Two doors in similar positions in the bay at the south end of the narthex led to buildings which have disappeared. The three doors leading from the narthex into the church are framed in red marble, the other doors in white marble. The main dome of the church is in sixteen compartments, and is pierced by as many windows. Its arches rest on four shafted columns, somewhat Gothic in character, and crowned with capitals distinctly Turkish.

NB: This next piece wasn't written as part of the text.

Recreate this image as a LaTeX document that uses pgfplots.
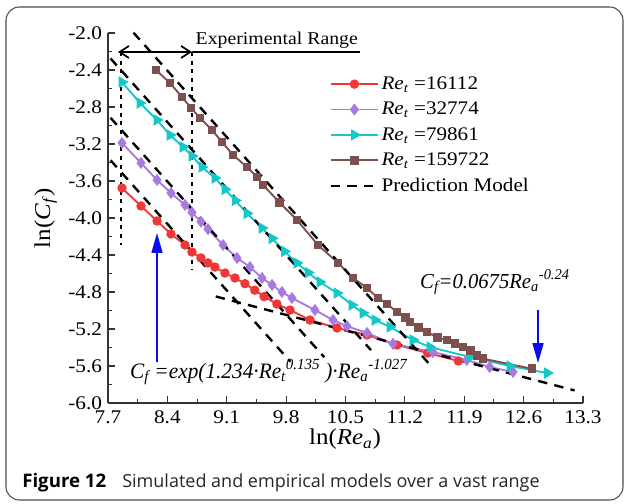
\documentclass[border=0pt]{standalone}
\usepackage{fontspec}
\setmainfont{Liberation Serif}[FakeStretch=1.1]
\newfontfamily\capfont{Open Sans}
\usepackage{graphicx}
\usepackage{pgfplots}
\pgfplotsset{compat=1.18}
\usetikzlibrary{arrows.meta}

\definecolor{cred}{RGB}{240,55,55}
\definecolor{cpur}{RGB}{168,122,222}
\definecolor{ccyan}{RGB}{20,200,200}
\definecolor{cbrown}{RGB}{124,80,76}
\definecolor{cblue}{RGB}{10,10,245}

\newcommand\SubSup[2]{\textsubscript{#1}\textsuperscript{#2}}

\begin{document}
\begin{tikzpicture}
\useasboundingbox (0,0) rectangle (468pt,377.25pt);
\draw[black!70, line width=0.8pt, rounded corners=10pt] (4.5pt,2.25pt) rectangle (467.25pt,372pt);
\node[anchor=base west, inner sep=0pt] at (16.5pt,12pt) {\capfont\fontsize{14}{16}\selectfont\textbf{Figure 12}};
\node[anchor=base west, inner sep=0pt] at (91.5pt,12pt) {\capfont\fontsize{13.5}{16}\selectfont\color{black!85}Simulated and empirical models over a vast range};

\begin{axis}[
  at={(81pt,75pt)}, anchor=south west,
  scale only axis, width=356.25pt, height=277.5pt,
  xmin=7.7, xmax=13.3, ymin=-6.0, ymax=-2.0,
  axis x line*=bottom, axis y line*=left,
  axis line style={-, line width=0.8pt, black!80},
  xtick={7.7,8.4,9.1,9.8,10.5,11.2,11.9,12.6,13.3},
  ytick={-6.0,-5.6,-5.2,-4.8,-4.4,-4.0,-3.6,-3.2,-2.8,-2.4,-2.0},
  minor x tick num=1, minor y tick num=1,
  tick align=inside,
  major tick length=5pt, minor tick length=3pt,
  tick style={line width=0.8pt, black!80},
  /pgf/number format/fixed, /pgf/number format/fixed zerofill,
  /pgf/number format/precision=1,
  /pgf/number format/assume math mode=true,
  ticklabel style={font=\fontsize{14.5}{17}\selectfont},
  yticklabel style={xshift=-1pt},
  xticklabel style={yshift=-2pt},
  clip=false,
  legend cell align=left,
  legend style={at={(rel axis cs:0.457,0.895)}, anchor=north west, draw=none, fill=none,
    font=\fontsize{14.4}{17}\selectfont, row sep=5pt,
    nodes={inner sep=1.5pt}},
  legend image code/.code={\draw[mark repeat=2,mark phase=2,#1] plot coordinates {(0cm,0cm) (0.63cm,0cm) (1.26cm,0cm)};},
]
% data series
\addplot[cred, line width=1.4pt, mark=*, mark size=2.8pt, mark options={solid}] coordinates {
(7.865,-3.676) (8.089,-3.870) (8.278,-4.032) (8.443,-4.173) (8.608,-4.292)
(8.690,-4.368) (8.796,-4.432) (8.879,-4.486) (8.961,-4.530) (9.079,-4.595)
(9.197,-4.649) (9.315,-4.710) (9.430,-4.780) (9.540,-4.850) (9.692,-4.930)
(9.846,-4.995) (10.081,-5.103) (10.400,-5.189) (10.754,-5.265) (11.107,-5.373)
(11.470,-5.460) (11.830,-5.546)};
\addlegendentry{\textit{Re}\textsubscript{\textit{t}} =16112}

\addplot[cpur, line width=1.4pt, mark=diamond*, mark size=3.4pt, mark options={solid}] coordinates {
(7.865,-3.189) (8.089,-3.405) (8.278,-3.589) (8.443,-3.730) (8.608,-3.859)
(8.690,-3.940) (8.796,-4.040) (8.879,-4.120) (9.056,-4.292) (9.221,-4.432)
(9.374,-4.530) (9.516,-4.649) (9.634,-4.724) (9.751,-4.800) (9.869,-4.865)
(10.140,-4.995) (10.353,-5.103) (10.518,-5.170) (10.754,-5.243) (11.060,-5.360)
(11.530,-5.449) (11.930,-5.535) (12.200,-5.611) (12.475,-5.665)};
\addlegendentry{\textit{Re}\textsubscript{\textit{t}} =32774}

\addplot[ccyan, line width=1.4pt, mark=triangle*, mark size=3.6pt, mark options={solid, rotate=-90}] coordinates {
(7.865,-2.530) (8.077,-2.757) (8.278,-2.941) (8.431,-3.103) (8.584,-3.232)
(8.690,-3.330) (8.808,-3.449) (8.961,-3.568) (9.080,-3.690) (9.200,-3.810)
(9.339,-3.950) (9.516,-4.108) (9.634,-4.220) (9.780,-4.360) (9.928,-4.486)
(10.060,-4.590) (10.199,-4.692) (10.400,-4.811) (10.577,-4.941) (10.706,-5.027)
(10.848,-5.103) (11.025,-5.178) (11.296,-5.319) (11.496,-5.395) (11.968,-5.503)
(12.440,-5.600) (12.880,-5.676)};
\addlegendentry{\textit{Re}\textsubscript{\textit{t}} =79861}

\addplot[cbrown, line width=1.4pt, mark=square*, mark size=2.6pt, mark options={solid}] coordinates {
(8.266,-2.400) (8.431,-2.541) (8.572,-2.692) (8.679,-2.811) (8.785,-2.919)
(8.926,-3.049) (9.044,-3.178) (9.174,-3.319) (9.339,-3.449) (9.457,-3.557)
(9.527,-3.643) (9.720,-3.830) (9.928,-4.022) (10.176,-4.292) (10.412,-4.486)
(10.589,-4.649) (10.754,-4.757) (10.883,-4.865) (10.990,-4.930) (11.107,-5.016)
(11.210,-5.080) (11.261,-5.124) (11.360,-5.180) (11.461,-5.232) (11.580,-5.290)
(11.697,-5.319) (11.790,-5.360) (11.885,-5.395) (11.970,-5.430) (12.050,-5.490)
(12.120,-5.520) (12.699,-5.630)};
\addlegendentry{\textit{Re}\textsubscript{\textit{t}} =159722}

% prediction model lines
\addplot[black, line width=1.8pt, dash pattern=on 7pt off 5.5pt] coordinates {(7.73,-3.376) (9.85,-5.553)};
\addlegendentry{Prediction Model}
\addplot[black, line width=1.8pt, dash pattern=on 7pt off 5.5pt, forget plot] coordinates {(7.73,-2.917) (10.25,-5.505)};
\addplot[black, line width=1.8pt, dash pattern=on 7pt off 5.5pt, forget plot] coordinates {(7.73,-2.275) (10.80,-5.428)};
\addplot[black, line width=1.8pt, dash pattern=on 7pt off 5.5pt, forget plot] coordinates {(8.00,-1.996) (11.50,-5.591)};
\addplot[black, line width=1.8pt, dash pattern=on 7pt off 5.5pt, forget plot] coordinates {(8.97,-4.848) (13.20,-5.864)};

% experimental range bounds
\addplot[black, line width=1.8pt, dash pattern=on 3pt off 3.5pt, forget plot] coordinates {(7.853,-2.205) (7.853,-4.29)};
\addplot[black, line width=1.8pt, dash pattern=on 3pt off 3.5pt, forget plot] coordinates {(8.690,-2.205) (8.690,-4.56)};
\draw[black, line width=1.3pt, {Straight Barb[length=7pt,width=9pt]}-{Straight Barb[length=7pt,width=9pt]}] (axis cs:7.818,-2.205) -- (axis cs:8.690,-2.205);
\draw[black, line width=1.3pt] (axis cs:8.690,-2.205) -- (axis cs:10.67,-2.205);
\node[anchor=base, inner sep=0pt, font=\fontsize{13.5}{16}\selectfont] at (axis cs:9.69,-2.12) {Experimental Range};

% blue arrows
\draw[cblue, line width=1.8pt, -{Triangle[length=15pt,width=8pt]}] (axis cs:8.278,-5.557) -- (axis cs:8.278,-4.16);
\draw[cblue, line width=1.8pt, -{Triangle[length=15pt,width=8pt]}] (axis cs:12.77,-4.995) -- (axis cs:12.77,-5.57);

% formulas
\node[anchor=base west, inner sep=0pt, font=\fontsize{16.5}{18}\selectfont\itshape] at (axis cs:7.959,-5.730)
  {\scalebox{0.88}[1]{C\textsubscript{f} =exp(1.234·Re\SubSup{t}{0.135} )·Re\SubSup{a}{-1.027}}};
\node[anchor=base west, inner sep=0pt, font=\fontsize{16}{18}\selectfont\itshape] at (axis cs:11.378,-4.757)
  {\scalebox{0.88}[1]{C\textsubscript{f}=0.0675Re\SubSup{a}{-0.24}}};

% axis labels
\node[anchor=base, inner sep=0pt, font=\fontsize{17}{20}\selectfont] at (rel axis cs:0.499,-0.1135) {ln(\textit{Re}\textsubscript{\textit{a}})};
\node[anchor=base, rotate=90, inner sep=0pt, font=\fontsize{17}{20}\selectfont] at (rel axis cs:-0.122,0.5) {ln(\textit{C}\textsubscript{\textit{f}})};
\end{axis}
\end{tikzpicture}
\end{document}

These columns have replaced the columns of porphyry, seven feet in circumference, which Gyllius saw bearing the arches of the dome when he visited the church: 'maximum (tectum) sustentatur quatuor columnis pyrrhopoecilis, quarum perimeter habet septem pedes. The southern wall is lighted by a triple window in the gable and a row of three windows below the string-course. The northern wall was treated on the same plan, but with the modifications rendered necessary by the union of the church with the earlier central church.
The triple windows in the gable of that wall are therefore almost blocked by the roof of the central church against which it is built; while the three windows below the string-course are blind and are cut short by the arch opening into the central church, as that arch rises higher than the string-course. As explained, the gynaeceum above the inner narthex is divided by the open central bay of that narthex into two compartments, each consisting of two bays.

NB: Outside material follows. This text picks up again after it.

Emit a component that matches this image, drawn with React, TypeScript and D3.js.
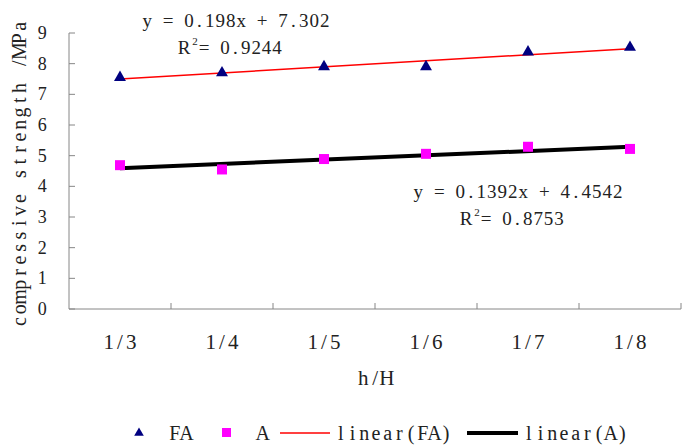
import React from "react";
import * as d3 from "d3";

const categories = ["1/3", "1/4", "1/5", "1/6", "1/7", "1/8"];
const faValues = [7.55, 7.7, 7.9, 7.9, 8.38, 8.53];
const aValues = [4.69, 4.55, 4.89, 5.06, 5.29, 5.22];
const yTicks = [0, 1, 2, 3, 4, 5, 6, 7, 8, 9];
const faFit = { slope: 0.198, intercept: 7.302, r2: "0.9244", eq: "y = 0.198x + 7.302" };
const aFit = { slope: 0.1392, intercept: 4.4542, r2: "0.8753", eq: "y = 0.1392x + 4.4542" };
const legendLabels = ["FA", "A", "linear(FA)", "linear(A)"];
const xTitle = "h/H";
const yTitle = "compressive strength /MPa";

const W = 685;
const H = 448;
const M = { left: 69, right: 681, top: 33, bottom: 309 };
const FONT = "'Liberation Serif', 'DejaVu Serif', serif";
const TXT = "#222";
const AX = "#868686";

// Monospaced layout with serif glyphs (mimics SimSun half-width latin)
function Mono(props: {
  text: string;
  x: number; // left edge of first cell
  y: number; // vertical middle
  adv: number;
  size: number;
  fill?: string;
}) {
  const chars = Array.from(props.text);
  const xs = chars.map((_, i) => props.x + props.adv * (i + 0.5)).join(" ");
  return (
    <text
      x={xs}
      y={props.y}
      dy="0.34em"
      textAnchor="middle"
      fontFamily={FONT}
      fontSize={props.size}
      fill={props.fill || TXT}
    >
      {props.text}
    </text>
  );
}

export default function App() {
  const x = d3.scaleBand<string>().domain(categories).range([M.left, M.right]);
  const y = d3.scaleLinear().domain([0, 9]).range([M.bottom, M.top]);
  const cx = (i: number) => (x(categories[i]) as number) + x.bandwidth() / 2;

  const tri = d3.symbol().type(d3.symbolTriangle).size(62)();
  const fitLine = (f: { slope: number; intercept: number }) =>
    d3
      .line<number>()
      .x((i) => cx(i))
      .y((i) => y(f.slope * (i + 1) + f.intercept))([0, categories.length - 1]) as string;

  const boundaries = categories.map((_, i) => (x(categories[i]) as number) + x.bandwidth());

  const titleAdv = 12.3;
  const titleLen = yTitle.length * titleAdv;
  const titleCenter = 174;

  return (
    <svg width={W} height={H} style={{ position: "absolute", left: 0, top: 0, background: "#fff" }}>
      {/* axes */}
      <line x1={M.left} x2={M.left} y1={M.top} y2={M.bottom} stroke={AX} strokeWidth={1} />
      <line x1={M.left} x2={M.right} y1={M.bottom} y2={M.bottom} stroke={AX} strokeWidth={1} />
      {yTicks.map((t) => (
        <g key={"yt" + t}>
          <line x1={M.left} x2={M.left + 6} y1={y(t)} y2={y(t)} stroke={AX} />
          <Mono text={String(t)} x={37} y={y(t)} adv={10.5} size={18} />
        </g>
      ))}
      {boundaries.map((b, i) => (
        <line key={"xt" + i} x1={b} x2={b} y1={M.bottom} y2={M.bottom - 6} stroke={AX} />
      ))}
      {categories.map((c, i) => (
        <Mono key={"xl" + c} text={c} x={cx(i) - 17} y={342} adv={11.3} size={21} />
      ))}
      <Mono text={xTitle} x={375 - 17.5} y={378} adv={11.7} size={21} />
      <g transform={`translate(19,${titleCenter}) rotate(-90)`}>
        <Mono text={yTitle} x={-titleLen / 2} y={0} adv={titleAdv} size={20} />
      </g>

      {/* fit lines */}
      <path d={fitLine(faFit)} stroke="#ff0000" strokeWidth={1.5} fill="none" />
      <path d={fitLine(aFit)} stroke="#000" strokeWidth={4} fill="none" />

      {/* markers */}
      {faValues.map((v, i) => (
        <path key={"fa" + i} d={tri as string} transform={`translate(${cx(i)},${y(v)})`} fill="#000080" />
      ))}
      {aValues.map((v, i) => (
        <rect key={"a" + i} x={cx(i) - 5} y={y(v) - 5} width={10} height={10} fill="#ff00ff" />
      ))}

      {/* equations */}
      <Mono text={faFit.eq} x={142} y={21} adv={10.44} size={19} />
      <Mono text="R" x={179} y={48} adv={10.4} size={19} />
      <Mono text="2" x={191} y={41} adv={8} size={11} />
      <Mono text={" = " + faFit.r2} x={199} y={48} adv={10.4} size={19} />

      <Mono text={aFit.eq} x={413} y={192} adv={10.5} size={19} />
      <Mono text="R" x={461} y={219} adv={10.4} size={19} />
      <Mono text="2" x={473} y={212} adv={8} size={11} />
      <Mono text={" = " + aFit.r2} x={481} y={219} adv={10.4} size={19} />

      {/* legend */}
      <path d={d3.symbol().type(d3.symbolTriangle).size(40)() as string} transform="translate(139,433)" fill="#000080" />
      <Mono text={legendLabels[0]} x={169} y={433} adv={11.7} size={20} />
      <rect x={222} y={428} width={9} height={9} fill="#ff00ff" />
      <Mono text={legendLabels[1]} x={257} y={433} adv={11.7} size={20} />
      <line x1={280} x2={330} y1={433} y2={433} stroke="#ff0000" strokeWidth={1.5} />
      <Mono text={legendLabels[2]} x={335} y={433} adv={11.7} size={20} />
      <line x1={467} x2={518} y1={433} y2={433} stroke="#000" strokeWidth={4} />
      <Mono text={legendLabels[3]} x={523} y={433} adv={11.7} size={20} />
    </svg>
  );
}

The bays to the south are narrow, with transverse arches of decidedly elliptical form. A window divided by shafts in three lights, now built up, stood in the bay at the extreme south, and similar windows looked down into the open bay of the narthex from the bays on either hand. The northern compartment of the gynaeceum connects with the gynaeceum of the north church.
In the interior the apse retains a large portion of its revetment of variously coloured marbles, and gives some idea of the original splendour of the decoration. Fragments of fine carving have been built into the pulpit of the mosque, and over it is a Byzantine canopy supported on twin columns looped together, like the twin columns on the façade of S. Mark's at Venice.
The lateral apses are covered with cross-groined vaults, and project in three sides externally, while the central apse shows seven sides. All are lighted by triple windows, and decorated on the exterior with niches, like the other apses in this group of buildings, and those of S. Theodosia. In the brickwork found in the fabric of the Pantokrator, two sizes of brick are employed, a larger and a smaller size laid in alternate courses. The larger bricks look like old material used again.
The stone foundations remain to the south, where a building as large as the northern church was attached to the narthexes. A wooden takiyya (tekke), built on these foundations during Ottoman times, is seen in older photographs along with housing that was built along the southern wall of the churches.